Appelée aussi : citronnelle, céline, piment des ruches, thé de France, piment des abeilles ou herbe au citron, son nom nous vient du grec "melissophullon" qui signifie "feuille à abeilles".

La mélisse jouit d'une grande réputation depuis l'Antiquité où le médecin grec Hippocrate la recommandait pour soulager les troubles digestifs mais ce sont les médecins arabes qui vont découvrir la plupart des propriétés médicinales de la mélisse, en particulier sur l’humeur, qu'on appellerait de nos jours le « stress ». Avicenne, médecin perse du 11ème siècle disait de la mélisse qu'elle « est propre à relever les forces, ranimer le courage, faire renaître la gaîté, chasser les soucis et dissiper l’anxiété ». Enfin, le naturaliste Pline l’ancien exaltait la mélisse qui « si on en frotte les ruches, empêche les abeilles de fuir : il n’est, en effet, point de fleur qu’elles aiment mieux ». La mélisse s'appelait alors melissophyllon, la « feuille à l’abeille ».

Au Moyen-Age, on jonchait les sols en pierre des châteaux de brassées de mélisse, autant pour son odeur agréable que pour éloigner les insectes. On retrouve la mélisse dans la composition des liqueurs créées dans les monastères français comme la Bénédictine, la Chartreuse ou encore l’Eau de mélisse des Carmes, créée en 1611 par les religieux des Carmes à Paris et médicament favori du Cardinal de Richelieu. Depuis, de nombreuses études ont été faites, et en 1978, les propriétés antivirales de la plante ont été reconnues dont son efficacité particulière sur le virus de l'herpès.

Margot a bien sûr sa recette culinaire avec la mélisse de son jardin : les suprêmes de poulet à la mélisse. Pour cette recette rapide, goûteuse et parfumée, elle met des filets de poulets à revenir dans une poêle avec deux cuillers d'huile d'olive. Après cuisson des suprêmes, elle rajoute des gousses d'ail effilées, une pointe de piment doux, du sel et une ou deux poignées de mélisse. Pour finir, elle déglace sa poêle avec un jus de citron, un régal!

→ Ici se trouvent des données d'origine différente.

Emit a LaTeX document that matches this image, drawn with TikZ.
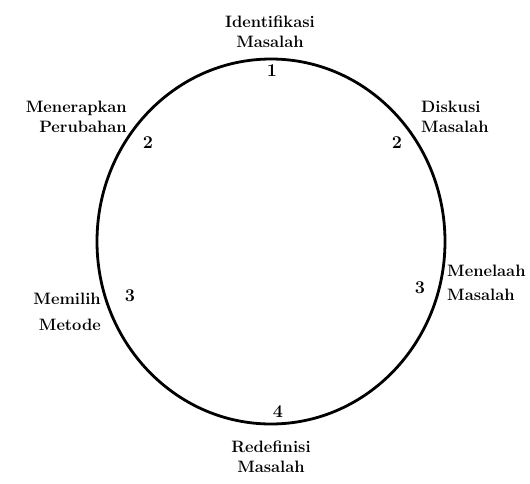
\documentclass[tikz,border=0pt]{standalone}
\usepackage{fontspec}
\usepackage{tikz}
\usetikzlibrary{positioning}

\begin{document}
\begin{tikzpicture}[x=1pt,y=-1pt,
  lbl/.style={font=\fontsize{16.5}{20}\selectfont\bfseries,inner sep=0pt},
  num/.style={font=\fontsize{18}{20}\selectfont\bfseries,inner sep=0pt}]
\useasboundingbox (0,0) rectangle (530,483);
\draw[line width=2.8pt](271,241.5)ellipse[x radius=174,y radius=182.5];
\node[lbl,align=center](identifikasi) at (270,32){Identifikasi\\Masalah};
\node[lbl,align=right,anchor=east](menerapkan) at (127,117){Menerapkan\\Perubahan};
\node[lbl,align=left,anchor=west](diskusi) at (421,117){Diskusi\\Masalah};
\node[lbl,align=right,anchor=east](memilih) at (101,312){Memilih\\[6pt]Metode};
\node[lbl,align=left,anchor=west](menelaah) at (447,283){Menelaah\\[4pt]Masalah};
\node[lbl,align=center](redefinisi) at (271,457){Redefinisi\\Masalah};
\node[num](n1) at (272,71){1};
\node[num](n2a) at (148,143){2};
\node[num](n2b) at (397,143){2};
\node[num](n3a) at (130,296){3};
\node[num](n3b) at (420,288){3};
\node[num](n4) at (278,412){4};
\end{tikzpicture}
\end{document}
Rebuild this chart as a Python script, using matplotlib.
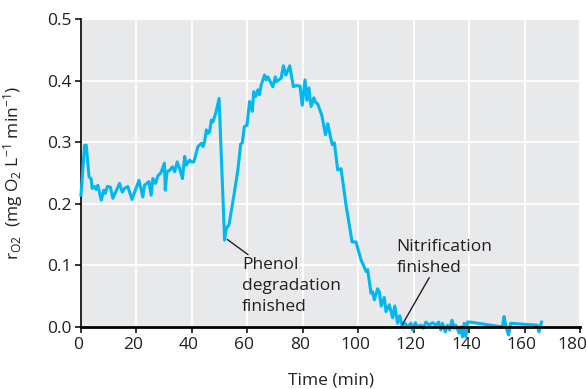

Pour se rafraîchir en été, voici une recette avec de la mélisse : faire bouillir un litre d'eau et y plonger deux belles poignées de mélisse puis arrêter le feu et couvrir la casserole pour laisser infuser. Puis, filtrer cette préparation dans un tamis recouvert d'une feuille d'essuie-tout pour rendre le liquide limpide. Enfin, presser un citron ou une orange et ajouter ce jus à la boisson avant de le mettre au frais.

En ces temps d'anxiété, de nervosité et de difficulté à s'endormir, une bonne tisane de mélisse, ou cette eau de mélisse au citron rafraîchissante, sera souveraine pour ramener la sérénité.